>>>
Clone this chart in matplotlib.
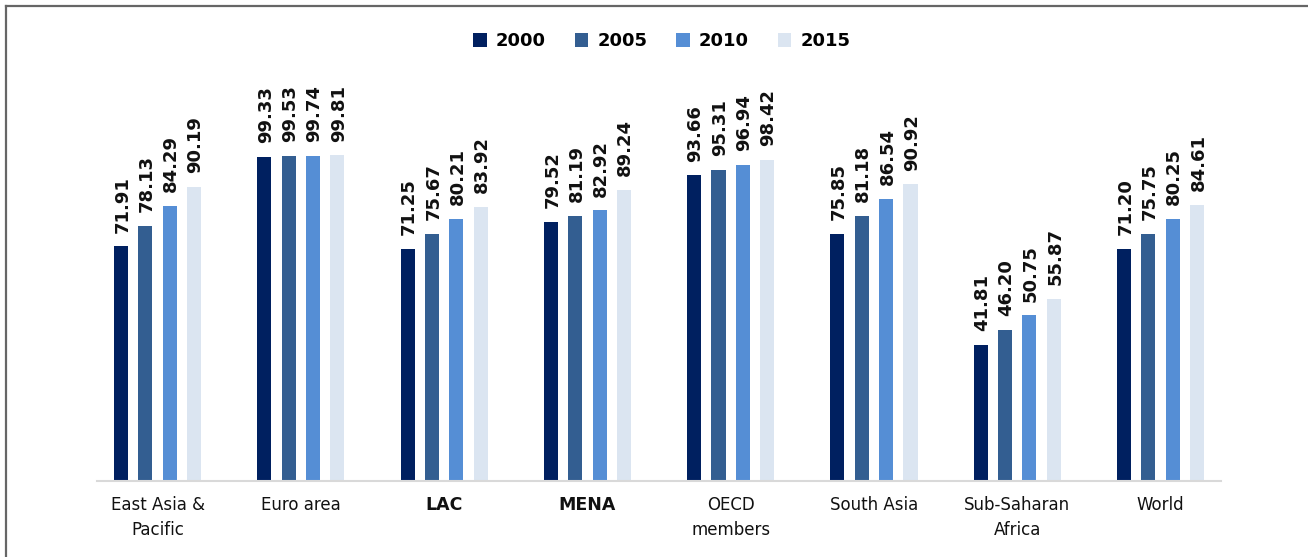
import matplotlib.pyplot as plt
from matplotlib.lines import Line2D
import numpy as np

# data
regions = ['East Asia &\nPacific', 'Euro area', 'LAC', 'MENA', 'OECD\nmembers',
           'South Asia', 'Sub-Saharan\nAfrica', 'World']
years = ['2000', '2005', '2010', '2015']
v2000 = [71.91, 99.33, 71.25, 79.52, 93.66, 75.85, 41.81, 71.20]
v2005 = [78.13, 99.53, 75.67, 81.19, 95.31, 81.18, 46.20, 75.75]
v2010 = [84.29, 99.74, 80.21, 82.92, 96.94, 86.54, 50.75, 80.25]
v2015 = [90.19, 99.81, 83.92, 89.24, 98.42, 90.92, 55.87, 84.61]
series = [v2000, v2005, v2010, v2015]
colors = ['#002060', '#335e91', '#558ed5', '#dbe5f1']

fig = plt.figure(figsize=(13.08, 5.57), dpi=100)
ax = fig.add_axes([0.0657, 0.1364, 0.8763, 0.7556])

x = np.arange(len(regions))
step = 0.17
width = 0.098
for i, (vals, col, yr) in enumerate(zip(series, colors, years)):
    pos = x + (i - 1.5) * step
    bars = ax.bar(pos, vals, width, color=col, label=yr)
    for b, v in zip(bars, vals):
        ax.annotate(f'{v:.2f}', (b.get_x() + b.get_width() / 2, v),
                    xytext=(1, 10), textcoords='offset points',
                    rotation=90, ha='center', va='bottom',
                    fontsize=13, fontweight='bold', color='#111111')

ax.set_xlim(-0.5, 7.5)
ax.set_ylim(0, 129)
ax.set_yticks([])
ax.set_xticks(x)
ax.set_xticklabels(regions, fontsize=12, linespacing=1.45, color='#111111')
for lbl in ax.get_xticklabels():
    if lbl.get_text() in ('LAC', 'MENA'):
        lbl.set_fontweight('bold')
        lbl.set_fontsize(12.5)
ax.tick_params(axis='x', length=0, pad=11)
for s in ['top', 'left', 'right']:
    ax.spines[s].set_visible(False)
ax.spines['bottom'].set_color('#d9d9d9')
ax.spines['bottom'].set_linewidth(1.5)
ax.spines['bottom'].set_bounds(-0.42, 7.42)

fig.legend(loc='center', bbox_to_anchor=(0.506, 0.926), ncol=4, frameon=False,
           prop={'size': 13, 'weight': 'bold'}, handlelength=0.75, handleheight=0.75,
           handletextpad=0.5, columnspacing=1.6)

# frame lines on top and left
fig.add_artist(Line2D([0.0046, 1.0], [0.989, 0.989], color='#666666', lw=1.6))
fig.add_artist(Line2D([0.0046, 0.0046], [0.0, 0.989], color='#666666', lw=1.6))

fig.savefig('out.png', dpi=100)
<<<
> [What the exercise asks]: Transcribe the material exactly, and leave out whatever pictures it holds.

> [Answer]:
Clone this chart in matplotlib.
import matplotlib.pyplot as plt
from matplotlib.lines import Line2D
import numpy as np

# data
regions = ['East Asia &\nPacific', 'Euro area', 'LAC', 'MENA', 'OECD\nmembers',
           'South Asia', 'Sub-Saharan\nAfrica', 'World']
years = ['2000', '2005', '2010', '2015']
v2000 = [71.91, 99.33, 71.25, 79.52, 93.66, 75.85, 41.81, 71.20]
v2005 = [78.13, 99.53, 75.67, 81.19, 95.31, 81.18, 46.20, 75.75]
v2010 = [84.29, 99.74, 80.21, 82.92, 96.94, 86.54, 50.75, 80.25]
v2015 = [90.19, 99.81, 83.92, 89.24, 98.42, 90.92, 55.87, 84.61]
series = [v2000, v2005, v2010, v2015]
colors = ['#002060', '#335e91', '#558ed5', '#dbe5f1']

fig = plt.figure(figsize=(13.08, 5.57), dpi=100)
ax = fig.add_axes([0.0657, 0.1364, 0.8763, 0.7556])

x = np.arange(len(regions))
step = 0.17
width = 0.098
for i, (vals, col, yr) in enumerate(zip(series, colors, years)):
    pos = x + (i - 1.5) * step
    bars = ax.bar(pos, vals, width, color=col, label=yr)
    for b, v in zip(bars, vals):
        ax.annotate(f'{v:.2f}', (b.get_x() + b.get_width() / 2, v),
                    xytext=(1, 10), textcoords='offset points',
                    rotation=90, ha='center', va='bottom',
                    fontsize=13, fontweight='bold', color='#111111')

ax.set_xlim(-0.5, 7.5)
ax.set_ylim(0, 129)
ax.set_yticks([])
ax.set_xticks(x)
ax.set_xticklabels(regions, fontsize=12, linespacing=1.45, color='#111111')
for lbl in ax.get_xticklabels():
    if lbl.get_text() in ('LAC', 'MENA'):
        lbl.set_fontweight('bold')
        lbl.set_fontsize(12.5)
ax.tick_params(axis='x', length=0, pad=11)
for s in ['top', 'left', 'right']:
    ax.spines[s].set_visible(False)
ax.spines['bottom'].set_color('#d9d9d9')
ax.spines['bottom'].set_linewidth(1.5)
ax.spines['bottom'].set_bounds(-0.42, 7.42)

fig.legend(loc='center', bbox_to_anchor=(0.506, 0.926), ncol=4, frameon=False,
           prop={'size': 13, 'weight': 'bold'}, handlelength=0.75, handleheight=0.75,
           handletextpad=0.5, columnspacing=1.6)

# frame lines on top and left
fig.add_artist(Line2D([0.0046, 1.0], [0.989, 0.989], color='#666666', lw=1.6))
fig.add_artist(Line2D([0.0046, 0.0046], [0.0, 0.989], color='#666666', lw=1.6))

fig.savefig('out.png', dpi=100)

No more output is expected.